### WORK TO DO
Repeat every line of the data exactly, but not the pictures.

%%

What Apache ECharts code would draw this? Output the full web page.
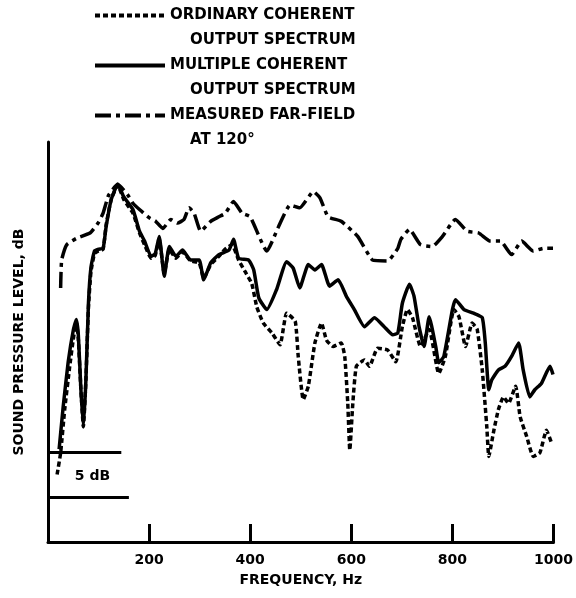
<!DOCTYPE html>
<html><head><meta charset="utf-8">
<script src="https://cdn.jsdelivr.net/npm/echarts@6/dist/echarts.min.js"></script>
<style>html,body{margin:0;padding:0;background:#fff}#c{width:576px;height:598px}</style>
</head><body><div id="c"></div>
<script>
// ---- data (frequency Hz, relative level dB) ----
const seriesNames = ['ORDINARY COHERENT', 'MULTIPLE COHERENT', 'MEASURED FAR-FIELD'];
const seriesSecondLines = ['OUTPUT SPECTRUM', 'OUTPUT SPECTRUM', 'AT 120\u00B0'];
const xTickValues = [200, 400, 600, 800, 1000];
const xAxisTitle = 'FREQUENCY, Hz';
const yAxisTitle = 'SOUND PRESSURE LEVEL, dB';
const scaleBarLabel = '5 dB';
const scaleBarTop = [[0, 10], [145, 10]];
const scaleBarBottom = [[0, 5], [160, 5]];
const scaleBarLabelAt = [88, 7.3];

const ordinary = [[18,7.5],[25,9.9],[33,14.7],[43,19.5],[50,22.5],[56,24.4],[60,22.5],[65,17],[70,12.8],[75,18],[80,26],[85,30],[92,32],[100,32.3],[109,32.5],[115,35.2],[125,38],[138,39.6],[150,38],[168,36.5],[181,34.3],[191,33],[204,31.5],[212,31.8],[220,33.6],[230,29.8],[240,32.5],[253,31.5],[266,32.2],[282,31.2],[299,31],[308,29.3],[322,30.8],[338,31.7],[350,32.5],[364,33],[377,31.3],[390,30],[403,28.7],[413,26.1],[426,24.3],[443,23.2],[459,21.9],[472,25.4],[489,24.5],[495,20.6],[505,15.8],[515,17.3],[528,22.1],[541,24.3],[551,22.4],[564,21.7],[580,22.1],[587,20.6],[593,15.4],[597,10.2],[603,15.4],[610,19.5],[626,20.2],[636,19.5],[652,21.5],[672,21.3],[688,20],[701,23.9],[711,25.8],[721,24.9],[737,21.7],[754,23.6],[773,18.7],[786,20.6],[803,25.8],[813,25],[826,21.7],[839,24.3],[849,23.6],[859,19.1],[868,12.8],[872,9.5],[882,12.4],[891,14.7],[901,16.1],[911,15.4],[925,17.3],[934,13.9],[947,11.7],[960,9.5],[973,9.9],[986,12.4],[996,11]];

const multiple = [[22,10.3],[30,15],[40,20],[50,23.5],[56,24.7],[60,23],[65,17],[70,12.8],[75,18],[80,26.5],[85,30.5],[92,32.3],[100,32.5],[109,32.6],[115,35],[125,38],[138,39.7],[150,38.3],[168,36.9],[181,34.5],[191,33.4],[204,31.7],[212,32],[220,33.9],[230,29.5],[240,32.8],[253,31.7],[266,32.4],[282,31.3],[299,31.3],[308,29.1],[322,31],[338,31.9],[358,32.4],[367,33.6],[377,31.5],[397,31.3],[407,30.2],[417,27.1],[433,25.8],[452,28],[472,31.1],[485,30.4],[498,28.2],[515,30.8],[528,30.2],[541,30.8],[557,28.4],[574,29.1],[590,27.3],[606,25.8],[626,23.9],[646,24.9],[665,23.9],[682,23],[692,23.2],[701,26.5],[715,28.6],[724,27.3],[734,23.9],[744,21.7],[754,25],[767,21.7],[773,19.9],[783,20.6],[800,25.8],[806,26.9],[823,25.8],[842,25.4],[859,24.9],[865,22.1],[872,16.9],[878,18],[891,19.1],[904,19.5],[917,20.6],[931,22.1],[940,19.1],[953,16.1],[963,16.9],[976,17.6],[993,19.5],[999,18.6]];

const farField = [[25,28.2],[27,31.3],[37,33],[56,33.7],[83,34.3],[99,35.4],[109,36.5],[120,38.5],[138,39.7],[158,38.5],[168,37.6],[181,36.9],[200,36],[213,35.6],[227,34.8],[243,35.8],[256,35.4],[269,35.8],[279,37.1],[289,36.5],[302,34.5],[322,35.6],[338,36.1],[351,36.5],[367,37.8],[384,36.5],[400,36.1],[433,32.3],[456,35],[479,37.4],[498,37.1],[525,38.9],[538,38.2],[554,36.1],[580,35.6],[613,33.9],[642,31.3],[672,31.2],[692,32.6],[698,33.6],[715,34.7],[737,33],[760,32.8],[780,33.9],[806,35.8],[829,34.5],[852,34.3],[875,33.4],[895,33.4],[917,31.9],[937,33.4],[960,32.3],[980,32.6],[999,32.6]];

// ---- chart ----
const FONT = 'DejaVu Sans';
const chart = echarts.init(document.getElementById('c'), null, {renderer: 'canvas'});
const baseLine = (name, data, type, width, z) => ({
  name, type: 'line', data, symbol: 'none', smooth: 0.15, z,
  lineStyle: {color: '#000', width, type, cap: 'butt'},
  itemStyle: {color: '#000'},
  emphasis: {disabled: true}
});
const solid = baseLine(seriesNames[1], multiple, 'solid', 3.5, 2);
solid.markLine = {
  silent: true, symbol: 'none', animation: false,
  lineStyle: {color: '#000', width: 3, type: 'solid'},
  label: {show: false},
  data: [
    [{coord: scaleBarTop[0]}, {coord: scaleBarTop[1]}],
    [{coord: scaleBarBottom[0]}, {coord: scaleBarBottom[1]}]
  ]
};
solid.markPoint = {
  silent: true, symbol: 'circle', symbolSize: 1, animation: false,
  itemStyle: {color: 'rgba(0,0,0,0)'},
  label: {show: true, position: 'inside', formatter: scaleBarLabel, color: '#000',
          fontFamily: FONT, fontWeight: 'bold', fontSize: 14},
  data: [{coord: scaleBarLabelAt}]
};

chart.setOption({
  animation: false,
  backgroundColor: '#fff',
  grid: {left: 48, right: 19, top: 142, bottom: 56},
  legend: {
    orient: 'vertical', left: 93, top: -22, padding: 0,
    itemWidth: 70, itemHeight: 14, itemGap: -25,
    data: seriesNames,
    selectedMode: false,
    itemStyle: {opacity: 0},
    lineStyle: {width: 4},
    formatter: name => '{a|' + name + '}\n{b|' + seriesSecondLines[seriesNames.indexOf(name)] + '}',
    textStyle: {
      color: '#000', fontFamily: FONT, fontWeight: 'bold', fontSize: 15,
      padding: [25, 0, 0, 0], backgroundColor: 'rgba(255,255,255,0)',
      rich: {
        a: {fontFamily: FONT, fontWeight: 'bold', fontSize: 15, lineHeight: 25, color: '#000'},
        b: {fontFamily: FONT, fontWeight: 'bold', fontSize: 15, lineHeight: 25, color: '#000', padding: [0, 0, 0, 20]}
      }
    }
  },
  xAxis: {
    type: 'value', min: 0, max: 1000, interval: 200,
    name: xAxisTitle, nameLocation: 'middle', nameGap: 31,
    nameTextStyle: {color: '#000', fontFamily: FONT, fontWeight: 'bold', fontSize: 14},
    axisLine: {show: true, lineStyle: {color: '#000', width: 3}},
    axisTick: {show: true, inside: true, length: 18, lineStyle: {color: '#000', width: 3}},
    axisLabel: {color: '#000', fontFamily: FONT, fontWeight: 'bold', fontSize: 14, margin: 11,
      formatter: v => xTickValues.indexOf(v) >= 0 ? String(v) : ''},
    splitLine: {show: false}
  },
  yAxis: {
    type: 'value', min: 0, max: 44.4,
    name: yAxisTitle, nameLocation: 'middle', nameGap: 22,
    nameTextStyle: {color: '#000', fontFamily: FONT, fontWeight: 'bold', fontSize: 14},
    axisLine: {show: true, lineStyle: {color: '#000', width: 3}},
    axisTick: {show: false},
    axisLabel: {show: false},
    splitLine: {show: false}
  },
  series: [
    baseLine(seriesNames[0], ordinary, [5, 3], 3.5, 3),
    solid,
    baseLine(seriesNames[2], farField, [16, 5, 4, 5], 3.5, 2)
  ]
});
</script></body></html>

%%

### CORRECT ANSWER
What Apache ECharts code would draw this? Output the full web page.
<!DOCTYPE html>
<html><head><meta charset="utf-8">
<script src="https://cdn.jsdelivr.net/npm/echarts@6/dist/echarts.min.js"></script>
<style>html,body{margin:0;padding:0;background:#fff}#c{width:576px;height:598px}</style>
</head><body><div id="c"></div>
<script>
// ---- data (frequency Hz, relative level dB) ----
const seriesNames = ['ORDINARY COHERENT', 'MULTIPLE COHERENT', 'MEASURED FAR-FIELD'];
const seriesSecondLines = ['OUTPUT SPECTRUM', 'OUTPUT SPECTRUM', 'AT 120\u00B0'];
const xTickValues = [200, 400, 600, 800, 1000];
const xAxisTitle = 'FREQUENCY, Hz';
const yAxisTitle = 'SOUND PRESSURE LEVEL, dB';
const scaleBarLabel = '5 dB';
const scaleBarTop = [[0, 10], [145, 10]];
const scaleBarBottom = [[0, 5], [160, 5]];
const scaleBarLabelAt = [88, 7.3];

const ordinary = [[18,7.5],[25,9.9],[33,14.7],[43,19.5],[50,22.5],[56,24.4],[60,22.5],[65,17],[70,12.8],[75,18],[80,26],[85,30],[92,32],[100,32.3],[109,32.5],[115,35.2],[125,38],[138,39.6],[150,38],[168,36.5],[181,34.3],[191,33],[204,31.5],[212,31.8],[220,33.6],[230,29.8],[240,32.5],[253,31.5],[266,32.2],[282,31.2],[299,31],[308,29.3],[322,30.8],[338,31.7],[350,32.5],[364,33],[377,31.3],[390,30],[403,28.7],[413,26.1],[426,24.3],[443,23.2],[459,21.9],[472,25.4],[489,24.5],[495,20.6],[505,15.8],[515,17.3],[528,22.1],[541,24.3],[551,22.4],[564,21.7],[580,22.1],[587,20.6],[593,15.4],[597,10.2],[603,15.4],[610,19.5],[626,20.2],[636,19.5],[652,21.5],[672,21.3],[688,20],[701,23.9],[711,25.8],[721,24.9],[737,21.7],[754,23.6],[773,18.7],[786,20.6],[803,25.8],[813,25],[826,21.7],[839,24.3],[849,23.6],[859,19.1],[868,12.8],[872,9.5],[882,12.4],[891,14.7],[901,16.1],[911,15.4],[925,17.3],[934,13.9],[947,11.7],[960,9.5],[973,9.9],[986,12.4],[996,11]];

const multiple = [[22,10.3],[30,15],[40,20],[50,23.5],[56,24.7],[60,23],[65,17],[70,12.8],[75,18],[80,26.5],[85,30.5],[92,32.3],[100,32.5],[109,32.6],[115,35],[125,38],[138,39.7],[150,38.3],[168,36.9],[181,34.5],[191,33.4],[204,31.7],[212,32],[220,33.9],[230,29.5],[240,32.8],[253,31.7],[266,32.4],[282,31.3],[299,31.3],[308,29.1],[322,31],[338,31.9],[358,32.4],[367,33.6],[377,31.5],[397,31.3],[407,30.2],[417,27.1],[433,25.8],[452,28],[472,31.1],[485,30.4],[498,28.2],[515,30.8],[528,30.2],[541,30.8],[557,28.4],[574,29.1],[590,27.3],[606,25.8],[626,23.9],[646,24.9],[665,23.9],[682,23],[692,23.2],[701,26.5],[715,28.6],[724,27.3],[734,23.9],[744,21.7],[754,25],[767,21.7],[773,19.9],[783,20.6],[800,25.8],[806,26.9],[823,25.8],[842,25.4],[859,24.9],[865,22.1],[872,16.9],[878,18],[891,19.1],[904,19.5],[917,20.6],[931,22.1],[940,19.1],[953,16.1],[963,16.9],[976,17.6],[993,19.5],[999,18.6]];

const farField = [[25,28.2],[27,31.3],[37,33],[56,33.7],[83,34.3],[99,35.4],[109,36.5],[120,38.5],[138,39.7],[158,38.5],[168,37.6],[181,36.9],[200,36],[213,35.6],[227,34.8],[243,35.8],[256,35.4],[269,35.8],[279,37.1],[289,36.5],[302,34.5],[322,35.6],[338,36.1],[351,36.5],[367,37.8],[384,36.5],[400,36.1],[433,32.3],[456,35],[479,37.4],[498,37.1],[525,38.9],[538,38.2],[554,36.1],[580,35.6],[613,33.9],[642,31.3],[672,31.2],[692,32.6],[698,33.6],[715,34.7],[737,33],[760,32.8],[780,33.9],[806,35.8],[829,34.5],[852,34.3],[875,33.4],[895,33.4],[917,31.9],[937,33.4],[960,32.3],[980,32.6],[999,32.6]];

// ---- chart ----
const FONT = 'DejaVu Sans';
const chart = echarts.init(document.getElementById('c'), null, {renderer: 'canvas'});
const baseLine = (name, data, type, width, z) => ({
  name, type: 'line', data, symbol: 'none', smooth: 0.15, z,
  lineStyle: {color: '#000', width, type, cap: 'butt'},
  itemStyle: {color: '#000'},
  emphasis: {disabled: true}
});
const solid = baseLine(seriesNames[1], multiple, 'solid', 3.5, 2);
solid.markLine = {
  silent: true, symbol: 'none', animation: false,
  lineStyle: {color: '#000', width: 3, type: 'solid'},
  label: {show: false},
  data: [
    [{coord: scaleBarTop[0]}, {coord: scaleBarTop[1]}],
    [{coord: scaleBarBottom[0]}, {coord: scaleBarBottom[1]}]
  ]
};
solid.markPoint = {
  silent: true, symbol: 'circle', symbolSize: 1, animation: false,
  itemStyle: {color: 'rgba(0,0,0,0)'},
  label: {show: true, position: 'inside', formatter: scaleBarLabel, color: '#000',
          fontFamily: FONT, fontWeight: 'bold', fontSize: 14},
  data: [{coord: scaleBarLabelAt}]
};

chart.setOption({
  animation: false,
  backgroundColor: '#fff',
  grid: {left: 48, right: 19, top: 142, bottom: 56},
  legend: {
    orient: 'vertical', left: 93, top: -22, padding: 0,
    itemWidth: 70, itemHeight: 14, itemGap: -25,
    data: seriesNames,
    selectedMode: false,
    itemStyle: {opacity: 0},
    lineStyle: {width: 4},
    formatter: name => '{a|' + name + '}\n{b|' + seriesSecondLines[seriesNames.indexOf(name)] + '}',
    textStyle: {
      color: '#000', fontFamily: FONT, fontWeight: 'bold', fontSize: 15,
      padding: [25, 0, 0, 0], backgroundColor: 'rgba(255,255,255,0)',
      rich: {
        a: {fontFamily: FONT, fontWeight: 'bold', fontSize: 15, lineHeight: 25, color: '#000'},
        b: {fontFamily: FONT, fontWeight: 'bold', fontSize: 15, lineHeight: 25, color: '#000', padding: [0, 0, 0, 20]}
      }
    }
  },
  xAxis: {
    type: 'value', min: 0, max: 1000, interval: 200,
    name: xAxisTitle, nameLocation: 'middle', nameGap: 31,
    nameTextStyle: {color: '#000', fontFamily: FONT, fontWeight: 'bold', fontSize: 14},
    axisLine: {show: true, lineStyle: {color: '#000', width: 3}},
    axisTick: {show: true, inside: true, length: 18, lineStyle: {color: '#000', width: 3}},
    axisLabel: {color: '#000', fontFamily: FONT, fontWeight: 'bold', fontSize: 14, margin: 11,
      formatter: v => xTickValues.indexOf(v) >= 0 ? String(v) : ''},
    splitLine: {show: false}
  },
  yAxis: {
    type: 'value', min: 0, max: 44.4,
    name: yAxisTitle, nameLocation: 'middle', nameGap: 22,
    nameTextStyle: {color: '#000', fontFamily: FONT, fontWeight: 'bold', fontSize: 14},
    axisLine: {show: true, lineStyle: {color: '#000', width: 3}},
    axisTick: {show: false},
    axisLabel: {show: false},
    splitLine: {show: false}
  },
  series: [
    baseLine(seriesNames[0], ordinary, [5, 3], 3.5, 3),
    solid,
    baseLine(seriesNames[2], farField, [16, 5, 4, 5], 3.5, 2)
  ]
});
</script></body></html>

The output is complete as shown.